Travelers to this country see the crocus and narcissus bloom where the Great Mother plucks a flower and mourns for her daughter. The country is pious and remembers that when mankind was confined to land, it was Poseidon who gave them bit and oar so that they might sail. All Athenian children talk about the oar and bit, and talk day and night of the sea.
Analysis
This is an original adaptation from Oedipus at Colonus, one in Sophocles’ series of tragedies based around Oedipus, and first performed around 400 BC. The more familiar first play of the cycle, Oedipus Rex, features a man who unwittingly kills his father and marries his mother. The second play, Oedipus at Colonus, follows Oedipus on his journey to Athens (Colonus), where he is fated to die. After strongly arguing that he is not responsible for the atrocities he was destined to commit, Oedipus does indeed die — an offstage event that is reported by the chorus. The chorus, which narrates many of Yeats’ poems, was a traditional feature of Classical poetry, and served as a narrator for the audience.
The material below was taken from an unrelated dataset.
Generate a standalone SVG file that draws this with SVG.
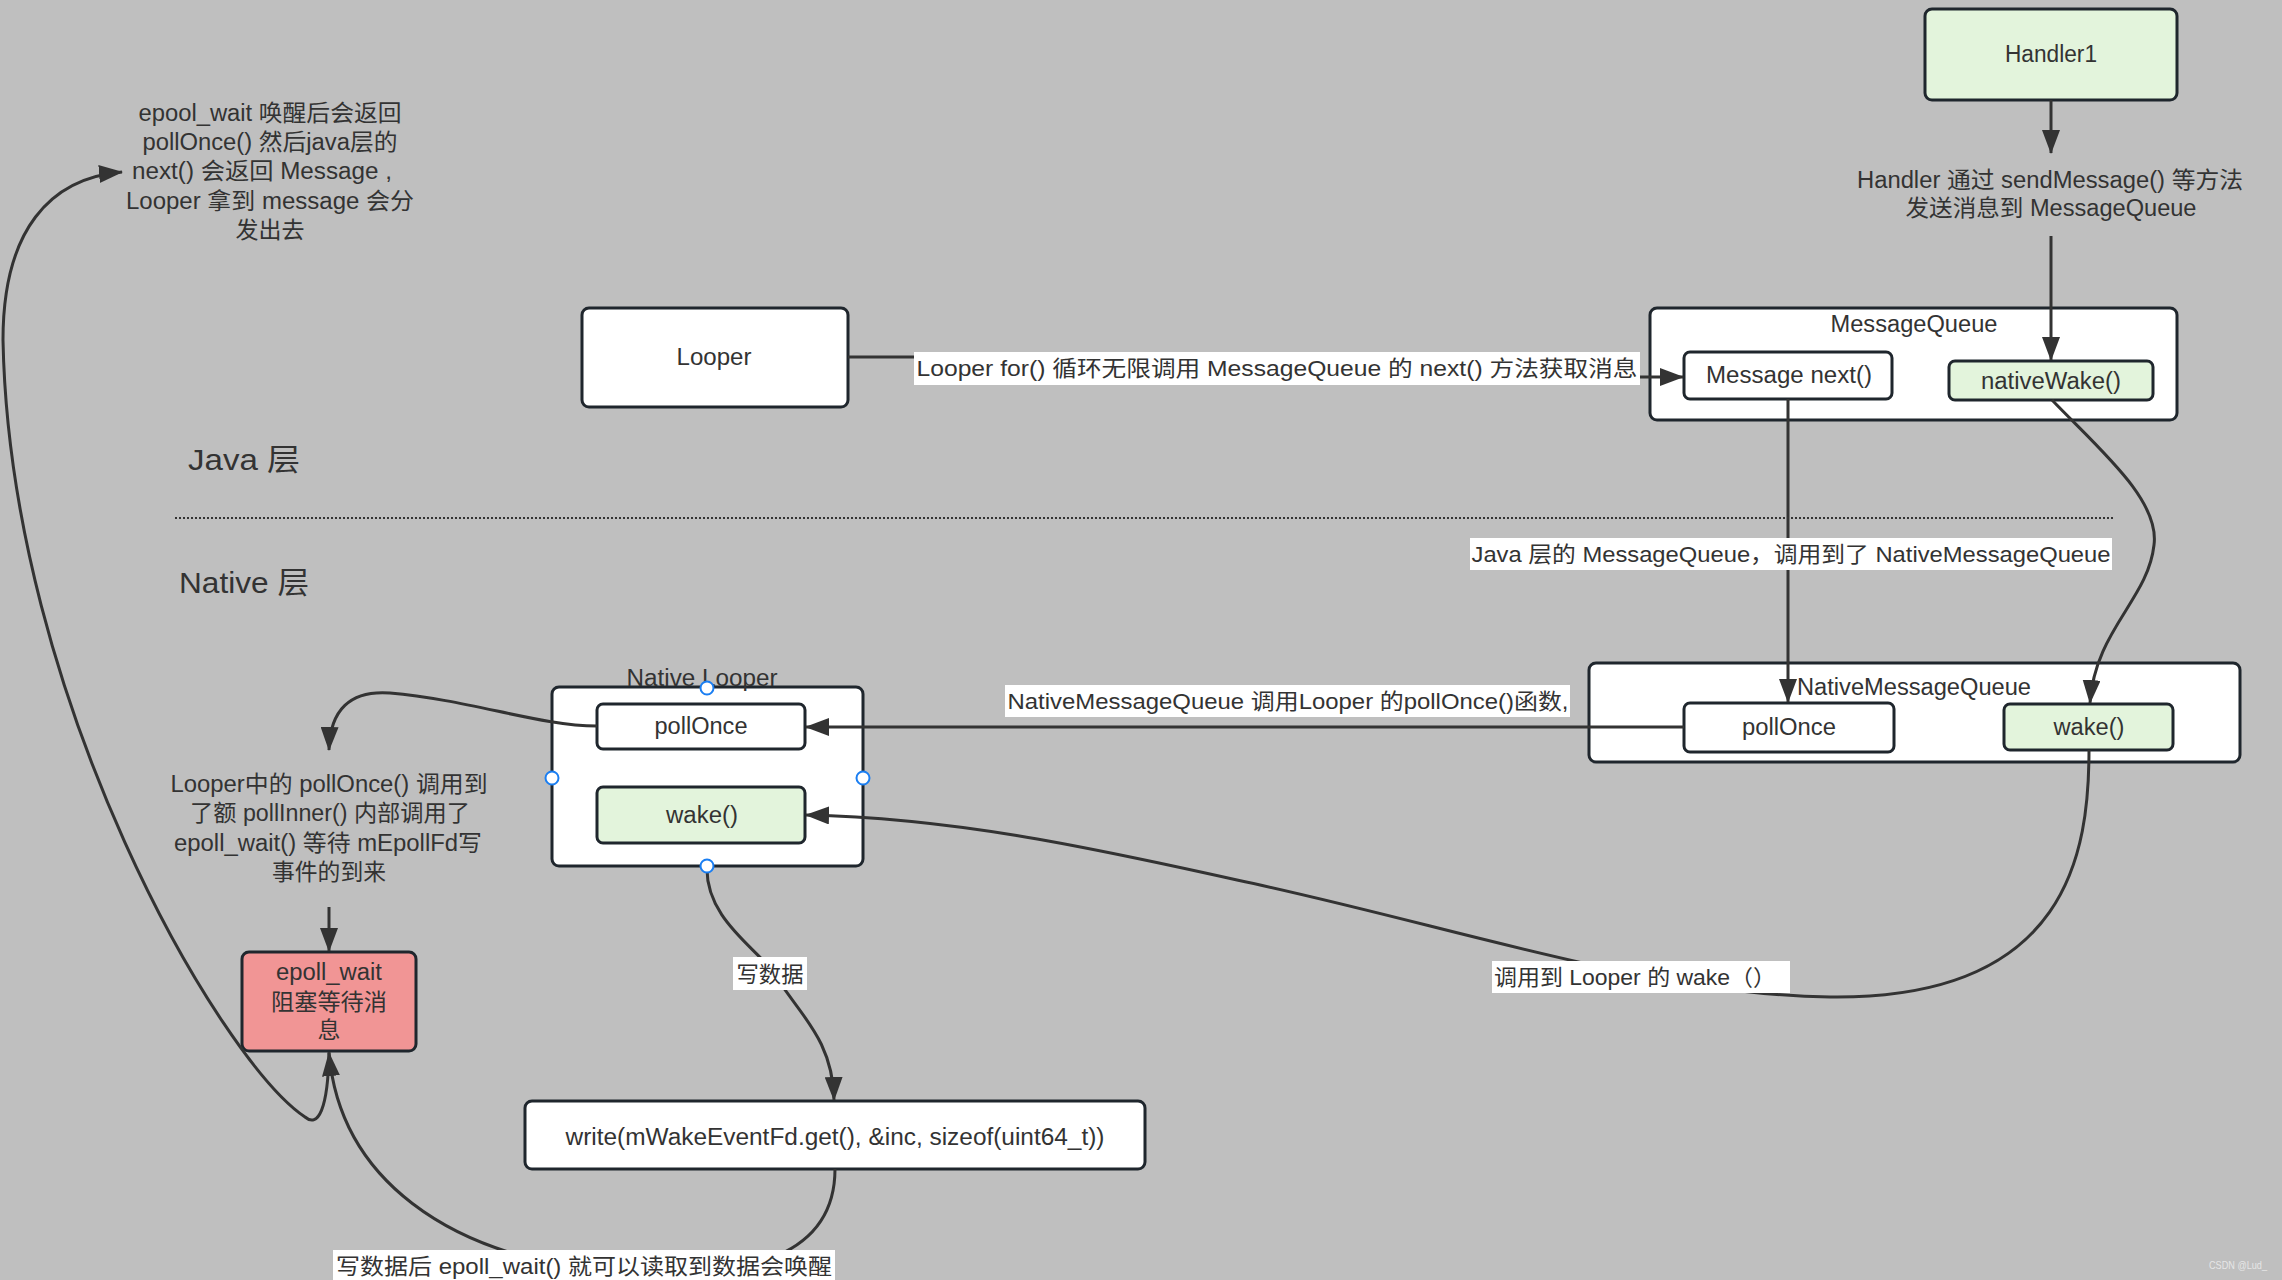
<svg xmlns="http://www.w3.org/2000/svg" width="2282" height="1280" viewBox="0 0 2282 1280">
<defs>
<marker id="arr" markerUnits="userSpaceOnUse" markerWidth="24" markerHeight="18" refX="23" refY="9" orient="auto">
<path d="M0,0 L24,9 L0,18 z" fill="#333"/>
</marker>
<style>
text{font-family:"Liberation Sans","Noto Sans CJK SC",sans-serif;fill:#333;}
.n{font-size:23px;text-anchor:middle;}
.l{font-size:22px;text-anchor:middle;}
.big{font-size:30px;}
.box{fill:#fff;stroke:#1f262d;stroke-width:3;}
.green{fill:#e3f4dc;}
.pink{fill:#f19595;}
.edge{fill:none;stroke:#333;stroke-width:3;}
.arrow{marker-end:url(#arr);}
.lbg{fill:#fff;}
.h{fill:#fff;stroke:#1a7ef2;stroke-width:2;}
</style>
</defs>
<rect x="0" y="0" width="2282" height="1280" fill="#bfbfbf"/>

<g id="layer-labels">
<text class="big" x="188" y="470" textLength="112" lengthAdjust="spacingAndGlyphs">Java 层</text>
<text class="big" x="179" y="593" textLength="130" lengthAdjust="spacingAndGlyphs">Native 层</text>
<line x1="175" y1="518" x2="2115" y2="518" stroke="#333" stroke-width="2" stroke-dasharray="2 2"/>
</g>

<g id="handler1">
<rect class="box green" x="1925" y="9" width="252" height="91" rx="7"/>
<text class="n" x="2051" y="62" textLength="92" lengthAdjust="spacingAndGlyphs">Handler1</text>
</g>

<g id="handler-note">
<text class="n" x="2050" y="188" textLength="386" lengthAdjust="spacingAndGlyphs">Handler 通过 sendMessage() 等方法</text>
<text class="n" x="2051" y="216" textLength="291" lengthAdjust="spacingAndGlyphs">发送消息到 MessageQueue</text>
</g>

<g id="looper">
<rect class="box" x="582" y="308" width="266" height="99" rx="7"/>
<text class="n" x="714" y="365" textLength="75" lengthAdjust="spacingAndGlyphs">Looper</text>
</g>

<g id="messagequeue">
<rect class="box" x="1650" y="308" width="527" height="112" rx="7"/>
<text class="n" x="1914" y="332" textLength="167" lengthAdjust="spacingAndGlyphs">MessageQueue</text>
</g>
<g id="message-next">
<rect class="box" x="1684" y="352" width="208" height="47" rx="6"/>
<text class="n" x="1789" y="383" textLength="166" lengthAdjust="spacingAndGlyphs">Message next()</text>
</g>
<g id="nativewake">
<rect class="box green" x="1949" y="361" width="204" height="39" rx="6"/>
<text class="n" x="2051" y="389" textLength="140" lengthAdjust="spacingAndGlyphs">nativeWake()</text>
</g>

<g id="nativemessagequeue">
<rect class="box" x="1589" y="663" width="651" height="99" rx="7"/>
<text class="n" x="1914" y="695" textLength="234" lengthAdjust="spacingAndGlyphs">NativeMessageQueue</text>
</g>
<g id="nmq-pollonce">
<rect class="box" x="1684" y="703" width="210" height="49" rx="6"/>
<text class="n" x="1789" y="735" textLength="94" lengthAdjust="spacingAndGlyphs">pollOnce</text>
</g>
<g id="nmq-wake">
<rect class="box green" x="2004" y="704" width="169" height="46" rx="6"/>
<text class="n" x="2089" y="735" textLength="71" lengthAdjust="spacingAndGlyphs">wake()</text>
</g>

<g id="native-looper">
<rect class="box" x="552" y="687" width="311" height="179" rx="7"/>
<text class="n" x="702" y="686" textLength="151" lengthAdjust="spacingAndGlyphs">Native Looper</text>
</g>
<g id="nl-pollonce">
<rect class="box" x="597" y="704" width="208" height="45" rx="6"/>
<text class="n" x="701" y="734" textLength="93" lengthAdjust="spacingAndGlyphs">pollOnce</text>
</g>
<g id="nl-wake">
<rect class="box green" x="597" y="787" width="208" height="56" rx="6"/>
<text class="n" x="702" y="823" textLength="72" lengthAdjust="spacingAndGlyphs">wake()</text>
</g>

<g id="pollonce-note">
<text class="n" x="329" y="792" textLength="317" lengthAdjust="spacingAndGlyphs">Looper中的 pollOnce() 调用到</text>
<text class="n" x="330" y="821" textLength="280" lengthAdjust="spacingAndGlyphs">了额 pollInner() 内部调用了</text>
<text class="n" x="328" y="851" textLength="308" lengthAdjust="spacingAndGlyphs">epoll_wait() 等待 mEpollFd写</text>
<text class="n" x="329" y="880" textLength="114" lengthAdjust="spacingAndGlyphs">事件的到来</text>
</g>

<g id="epoll-wait">
<rect class="box pink" x="242" y="952" width="174" height="99" rx="7"/>
<text class="n" x="329" y="980" textLength="106" lengthAdjust="spacingAndGlyphs">epoll_wait</text>
<text class="n" x="329" y="1010" textLength="116" lengthAdjust="spacingAndGlyphs">阻塞等待消</text>
<text class="n" x="329" y="1038">息</text>
</g>

<g id="write">
<rect class="box" x="525" y="1101" width="620" height="68" rx="7"/>
<text class="n" x="835" y="1145" textLength="539" lengthAdjust="spacingAndGlyphs">write(mWakeEventFd.get(), &amp;inc, sizeof(uint64_t))</text>
</g>

<g id="return-note">
<text class="n" x="270" y="121" textLength="263" lengthAdjust="spacingAndGlyphs">epool_wait 唤醒后会返回</text>
<text class="n" x="270" y="150" textLength="255" lengthAdjust="spacingAndGlyphs">pollOnce() 然后java层的</text>
<text class="n" x="262" y="179" textLength="260" lengthAdjust="spacingAndGlyphs">next() 会返回 Message ,</text>
<text class="n" x="270" y="209" textLength="288" lengthAdjust="spacingAndGlyphs">Looper 拿到 message 会分</text>
<text class="n" x="270" y="238" textLength="69" lengthAdjust="spacingAndGlyphs">发出去</text>
</g>

<g id="connectors">
<path class="edge arrow" d="M2051,100 L2051,153"/>
<path class="edge arrow" d="M2051,236 L2051,360"/>
<path class="edge arrow" d="M848,357 H1270 V377 H1683"/>
<path class="edge arrow" d="M1788,399 V702"/>
<path class="edge arrow" d="M2052,400 C2100,450 2160,500 2154,545 C2148,600 2095,630 2090,703"/>
<path class="edge arrow" d="M1684,727 H806"/>
<path class="edge arrow" d="M2089,750 C2089,850 2070,1000 1830,997 C1650,995 1450,925 1237,880 C1080,845 950,818 806,815"/>
<path class="edge arrow" d="M597,726 C540,726 470,700 390,693 C350,690 330,710 329,750"/>
<path class="edge arrow" d="M329,907 V951"/>
<path class="edge arrow" d="M707,866 C705,920 760,950 775,975 C800,1015 833,1040 834,1100"/>
<path class="edge arrow" d="M835,1169 C835,1250 760,1285 600,1270 C450,1255 340,1180 329,1053"/>
<path class="edge arrow" d="M329,1052 C328,1110 318,1128 305,1117 C220,1060 10,700 3,340 C3,230 50,178 122,172"/>
<rect class="lbg" x="914" y="352" width="726" height="33"/>
<text class="l" x="1277" y="376" textLength="721" lengthAdjust="spacingAndGlyphs">Looper for() 循环无限调用 MessageQueue 的 next() 方法获取消息</text>
<rect class="lbg" x="1470" y="538" width="642" height="32"/>
<text class="l" x="1791" y="562" textLength="639" lengthAdjust="spacingAndGlyphs">Java 层的 MessageQueue，调用到了 NativeMessageQueue</text>
<rect class="lbg" x="1005" y="685" width="565" height="32"/>
<text class="l" x="1288" y="709" textLength="561" lengthAdjust="spacingAndGlyphs">NativeMessageQueue 调用Looper 的pollOnce()函数,</text>
<rect class="lbg" x="1492" y="961" width="298" height="32"/>
<text class="l" x="1635" y="985" textLength="282" lengthAdjust="spacingAndGlyphs">调用到 Looper 的 wake（）</text>
<rect class="lbg" x="733" y="957" width="74" height="33"/>
<text class="l" x="770" y="982" textLength="67" lengthAdjust="spacingAndGlyphs">写数据</text>
<rect class="lbg" x="333" y="1250" width="502" height="30"/>
<text class="l" x="584" y="1274" textLength="496" lengthAdjust="spacingAndGlyphs">写数据后 epoll_wait()  就可以读取到数据会唤醒</text>
</g>

<g id="selection-handles">
<circle class="h" cx="707" cy="688" r="6.5"/>
<circle class="h" cx="552" cy="778" r="6.5"/>
<circle class="h" cx="863" cy="778" r="6.5"/>
<circle class="h" cx="707" cy="866" r="6.5"/>
</g>

<text x="2209" y="1269" font-size="11" style="fill:#e6e6e6" textLength="58" lengthAdjust="spacingAndGlyphs">CSDN @Lud_</text>
</svg>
This poem presents a quite different view of death, in that it describes the place where Oedipus knows he must die as a promised land. There are some hints of sadness in the poem. The narcissus, for example, is the symbolic flower of death. Although Oedipus figures in the title, there is no mention of him in the poem: he is not included in the bounty that Athens has to offer. Indeed, later in the play the Athenians try to drive him out of their city, fearing that he will curse it with his bad deeds.